Can you explain why we got a=-1/sqrt(2) and b=1/sqrt(2) at the second part of the question?

Solve the PCA problem - this is the first eigenvector…

correct me if i'm wrong, but i think you took the wrong matrix.

you to the matrix given in the question but this is not X. x is only the first column of it.

to get X i think you need to add 1 to all the Xs. so the first column is the same, and the second is all 1's.

i still didn't get the right answer though, but i think what you did was wrong

I first normalized the data (substracting (0.6, 0.6) from every vector).

Then, xx^t is:

16/5 -9/5

-9/5 16/5

I found that the eigenvalues are 5 and 7/5 by looking at the characteristic polynomial.

The maximal eigenvalue is 5, so I looked for a solution to:

xx^tv = 5v

and got two equations, that were linearly dependent, and resulted in v1 = - v2 (where v = (v1, v2)).

Finally, together with the constraint v1 ^2 + v2 ^ 2 = 1, the result is 1/sqrt(2) and -1/sqrt(2).

I think you can change multiply the result by -1 and still get an optimal solution.

Actually, I'm not sure. If the above calculation is correct, we would get the same results even if we add (1000, 0) to all the points. But the same a and b can't be correct if we add (1000, 0) to all points.

So - I'm not sure.

I agree with Guy. (-1/sqrt(2), 1/sqrt(2)) is indeed the first eigenvector, but it is not the right assignment for a and b.

The right assignment is a = -1, b = 0, because this is the correct way to go from a vector to a line equation. PCA finds a direction, so there is no logic in b != 0, I think the answer is just wrong.

X = [2 0; 1 0; 0 2; 0 1; 0 0] ;

X=X';

X = X - 0.6 ;

[V,~] = eig(X*X');

V

eig(X*X')

the solution is right …

please note that you have to normalized ( === > mean over row = 0) the data first.

I think that pca really returns the direction, so (-1/sqrt(2), 1/sqrt(2)) means that a = -1.

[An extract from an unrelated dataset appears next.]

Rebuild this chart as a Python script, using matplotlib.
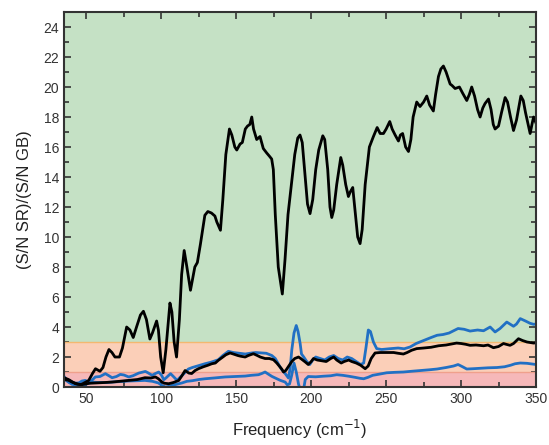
import matplotlib.pyplot as plt
from matplotlib.ticker import MultipleLocator

plt.rcParams['font.family'] = ['Liberation Sans', 'DejaVu Sans']

# main ratio curve (black, large)
f_main = [35.5, 38, 42.6, 46, 49, 51.5, 54, 56, 59, 61, 63, 65, 67, 69, 72, 74, 76.8, 79, 81.2, 83.4,
          86, 88, 90, 92.3, 94, 96.8, 98, 99.5, 101.2, 103, 105.7, 107, 108.5, 110.1, 112, 113.5, 115.2,
          117, 119.4, 121, 122.3, 124, 126, 129, 131, 133.4, 135.7, 137, 139.4, 141, 143, 145.4, 147,
          149, 150.3, 152.5, 154, 156, 157.5, 159, 160.3, 161.5, 163.6, 165.8, 168, 170.3, 172, 173.6,
          174.7, 176, 178, 180.7, 182.5, 184.5, 186.9, 189, 191, 192.5, 194, 196, 197.5, 199.2, 201,
          203, 205, 207.7, 209, 211, 212.5, 213.7, 215, 217, 219.7, 221, 223, 224.8, 226, 227.7, 229,
          231, 232.6, 234, 236, 238.8, 241.5, 244, 246, 248.2, 250, 252.4, 254, 256, 258.2, 259.5, 261,
          263, 264.9, 266.5, 268, 270.4, 272.6, 275, 277.1, 279, 281.5, 283, 284.9, 286.5, 288.2, 290,
          292.7, 294, 296, 298.9, 301, 303.8, 305.5, 307.1, 309, 311, 312.7, 314.5, 316, 318.3, 320,
          321.5, 322.7, 325, 327, 329.4, 331, 333, 335, 337, 339.9, 341.5, 343, 345, 346.1, 347.5,
          348.4, 350]
v_main = [0.6, 0.5, 0.22, 0.15, 0.3, 0.44, 0.9, 1.22, 1.05, 1.3, 2.0, 2.5, 2.3, 2.0, 2.0, 2.6, 4.0, 3.8,
          3.3, 4.0, 4.8, 5.05, 4.5, 3.2, 3.6, 4.4, 3.8, 2.0, 0.95, 2.5, 5.6, 5.0, 3.0, 2.0, 4.5, 7.5,
          9.1, 8.0, 6.45, 7.3, 8.0, 8.3, 9.5, 11.45, 11.7, 11.6, 11.4, 11.0, 10.45, 12.5, 15.5, 17.2,
          16.8, 16.0, 15.8, 16.2, 16.3, 17.2, 17.4, 17.5, 18.0, 17.2, 16.5, 16.7, 15.9, 15.6, 15.4,
          15.2, 14.5, 11.5, 8.0, 6.2, 8.5, 11.5, 13.6, 15.5, 16.6, 16.8, 16.3, 14.0, 12.2, 11.56, 12.5,
          14.5, 15.8, 16.75, 16.5, 14.5, 12.0, 11.3, 11.8, 13.5, 15.3, 14.8, 13.5, 12.7, 13.0, 13.3,
          12.0, 10.0, 9.56, 10.5, 13.5, 16.0, 16.7, 17.3, 16.9, 16.9, 17.2, 17.7, 17.2, 16.8, 16.4,
          16.8, 16.9, 16.0, 15.7, 16.5, 18.0, 19.0, 18.7, 19.0, 19.4, 18.8, 18.4, 19.5, 20.7, 21.2,
          21.4, 21.0, 20.2, 20.1, 19.9, 20.0, 19.6, 19.1, 19.5, 20.0, 19.4, 18.5, 18.0, 18.6, 18.9,
          19.2, 18.5, 17.5, 17.2, 17.4, 18.3, 19.3, 19.0, 18.0, 17.1, 17.8, 19.4, 19.1, 18.3, 17.4,
          16.9, 17.6, 18.0, 17.6]

# low black curve
f_low = [35, 38, 40.3, 44, 47, 52, 56, 62, 67, 72, 78, 84, 89, 93, 96, 98, 100.4, 102, 104.9, 108,
         111.6, 114, 115.8, 118.3, 120.2, 122.5, 124.7, 128, 131, 133.6, 136, 138, 141, 143, 145.8,
         148, 151, 153, 155.9, 158, 161.4, 164, 166, 169.2, 172, 174.8, 177, 180.3, 181.5, 183, 185,
         187, 189, 191.5, 193, 196, 198, 200, 201.5, 204, 207, 210, 213, 215, 217, 220, 222, 225, 227,
         230, 233, 236, 238, 240, 242.6, 246, 250, 255, 258, 261.5, 264, 267, 270.4, 275, 280, 285,
         290, 297, 300, 303, 306, 310, 315, 318, 321.6, 325, 328.3, 330, 332.7, 335, 338.3, 341, 344,
         348.4, 350]
v_low = [0.5, 0.45, 0.33, 0.2, 0.16, 0.25, 0.27, 0.3, 0.33, 0.38, 0.44, 0.5, 0.62, 0.6, 0.67, 0.55,
         0.33, 0.25, 0.22, 0.3, 0.44, 0.8, 1.1, 0.93, 0.9, 1.1, 1.22, 1.35, 1.45, 1.55, 1.6, 1.78, 2.0,
         2.15, 2.27, 2.2, 2.1, 2.05, 2.0, 2.1, 2.22, 2.1, 2.0, 1.9, 1.9, 1.82, 1.6, 1.2, 1.0, 1.1, 1.4,
         1.7, 1.9, 2.0, 1.9, 1.67, 1.5, 1.7, 1.9, 1.8, 1.75, 1.7, 1.9, 2.0, 1.8, 1.6, 1.7, 1.8, 1.7,
         1.6, 1.45, 1.22, 1.4, 1.9, 2.27, 2.3, 2.3, 2.3, 2.25, 2.2, 2.3, 2.45, 2.56, 2.6, 2.65, 2.75,
         2.8, 2.93, 2.9, 2.85, 2.78, 2.8, 2.75, 2.8, 2.62, 2.7, 2.9, 2.85, 2.78, 2.9, 3.22, 3.1, 3.0,
         2.93, 2.95]

# upper blue curve
f_bu = [35, 38, 41, 44.8, 47, 49.2, 52, 55.9, 59, 62.6, 65, 67.1, 70, 72.6, 75, 78.2, 81, 84.9, 89.3,
        91, 93.8, 96, 98.2, 100, 101.6, 103, 106.1, 108, 110.5, 112, 115, 118, 120.6, 124, 129, 133,
        138, 141, 144.7, 148, 152, 156, 160.3, 163, 167, 170, 173.7, 176, 178, 180, 182.6, 184.8, 186,
        187, 188.5, 190, 191.2, 192.6, 193.5, 195, 197, 199, 201, 203, 206, 209, 212, 215, 218, 221,
        224, 227, 230, 233, 235, 236.5, 238.1, 239.5, 241.5, 243.7, 247, 252, 258, 262, 266, 270, 275,
        280, 284, 288, 292, 298, 302, 306, 311, 315, 319.4, 322.7, 326, 330.5, 335, 337, 339.5, 343,
        346, 348.4, 350]
v_bu = [0.7, 0.33, 0.25, 0.27, 0.4, 0.44, 0.3, 0.67, 0.7, 0.89, 0.75, 0.62, 0.7, 0.84, 0.8, 0.67, 0.75,
        0.93, 1.04, 0.95, 0.78, 0.9, 1.0, 0.8, 0.49, 0.6, 0.89, 0.7, 0.44, 0.6, 0.89, 1.2, 1.3, 1.4,
        1.55, 1.65, 1.82, 2.1, 2.38, 2.3, 2.25, 2.2, 2.27, 2.3, 2.27, 2.25, 2.1, 1.9, 1.55, 1.2, 0.9,
        0.6, 1.3, 2.45, 3.6, 4.1, 3.7, 2.9, 2.2, 2.0, 1.7, 1.5, 1.8, 2.0, 1.9, 1.8, 2.0, 2.1, 1.9, 1.8,
        2.0, 1.9, 1.7, 1.5, 1.6, 2.6, 3.8, 3.7, 3.0, 2.56, 2.5, 2.55, 2.6, 2.55, 2.67, 2.9, 3.1, 3.3,
        3.45, 3.5, 3.6, 3.9, 3.85, 3.73, 3.8, 3.75, 4.0, 3.67, 3.9, 4.33, 4.05, 4.2, 4.56, 4.4, 4.25,
        4.18, 4.2]

# lower blue curve
f_bl = [35, 37, 40.3, 44, 47, 50, 53.7, 58, 63, 67, 72, 78, 84, 89, 94, 98, 100.5, 102.7, 105, 107,
        110, 113.7, 117, 120.6, 125, 129.2, 135, 142.5, 149, 155.9, 160, 164.8, 167, 169.2, 171.5,
        173.7, 176, 179.2, 182.6, 184, 185.5, 187, 188.5, 190, 191.5, 193, 194.5, 196, 198, 203, 208,
        213, 217, 221, 225, 229, 232.6, 235, 238, 241, 245, 250.4, 256, 261.5, 267, 273, 279, 284,
        290, 295, 298, 301, 303.8, 308, 313, 318, 324, 329, 333, 336, 339.5, 344, 350]
v_bl = [0.55, 0.4, 0.18, 0.12, 0.11, 0.2, 0.33, 0.3, 0.3, 0.33, 0.36, 0.4, 0.42, 0.44, 0.38, 0.27, 0.1,
        0.0, 0.05, 0.11, 0.18, 0.27, 0.38, 0.42, 0.5, 0.55, 0.6, 0.67, 0.7, 0.73, 0.78, 0.82, 0.9, 1.0,
        0.85, 0.71, 0.6, 0.45, 0.33, 0.15, 0.2, 0.8, 1.6, 1.0, 0.2, -0.3, -0.4, 0.5, 0.7, 0.68, 0.72,
        0.75, 0.82, 0.78, 0.72, 0.65, 0.58, 0.55, 0.65, 0.78, 0.85, 0.95, 0.98, 1.0, 1.05, 1.1, 1.15,
        1.2, 1.3, 1.4, 1.5, 1.35, 1.2, 1.22, 1.25, 1.28, 1.3, 1.35, 1.45, 1.55, 1.6, 1.58, 1.5]

fig = plt.figure(figsize=(5.49, 4.45), dpi=100)
ax = fig.add_axes([0.1166, 0.1303, 0.8597, 0.8427])

# background bands
ax.axhspan(3, 25, color='#c5e1c5', lw=0)
ax.axhspan(1, 3, color='#fbcfb8', lw=0)
ax.axhspan(0, 1, color='#f6b8b9', lw=0)
ax.axhline(3, color='#f4b870', lw=1)
ax.axhline(1, color='#f0a08c', lw=1)

blue = '#2170c4'
ax.plot(f_bl, v_bl, color=blue, lw=2)
ax.plot(f_bu, v_bu, color=blue, lw=2)
ax.plot(f_low, v_low, color='black', lw=2)
ax.plot(f_main, v_main, color='black', lw=2)

ax.set_xlim(35, 350)
ax.set_ylim(0, 25)
ax.xaxis.set_major_locator(MultipleLocator(50))
ax.xaxis.set_minor_locator(MultipleLocator(25))
ax.yaxis.set_major_locator(MultipleLocator(2))
ax.yaxis.set_minor_locator(MultipleLocator(1))
ax.tick_params(which='both', direction='in', top=True, right=True, width=1.2,
               color='#333333', labelcolor='#333333', labelsize=10)
ax.tick_params(which='major', length=5)
ax.tick_params(which='minor', length=3.5)
for s in ax.spines.values():
    s.set_linewidth(1.5)
    s.set_color('#333333')

ax.set_xlabel('Frequency (cm$^{-1}$)', fontsize=12, color='#222222', labelpad=9)
ax.set_ylabel('(S/N SR)/(S/N GB)', fontsize=12, color='#222222', labelpad=8)

fig.savefig('out.png', dpi=100)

I calculated the line that minimizes the sum of square distance from the points to it, using the formula found here:

en.wikipedia.org wiki Distance_from_a_point_to_a_line (replace spaces with /, I can't post links).

This is supposed to be equivalent to pca.

The result I got was really a=-1, and b=6/5. I may have a calculation error, but I think the result looks reasonable (a is as expected, b = 6/5 does give a line that is close to the points).

I also think that b=0 otherwise the distance of the points is not perpendicular to the line which is what expected from PCA.

If you draw the line according to $a=-1/\sqrt{2}$ and $b=1/\sqrt{2}$ you will get that the points are not perpendicular to this line.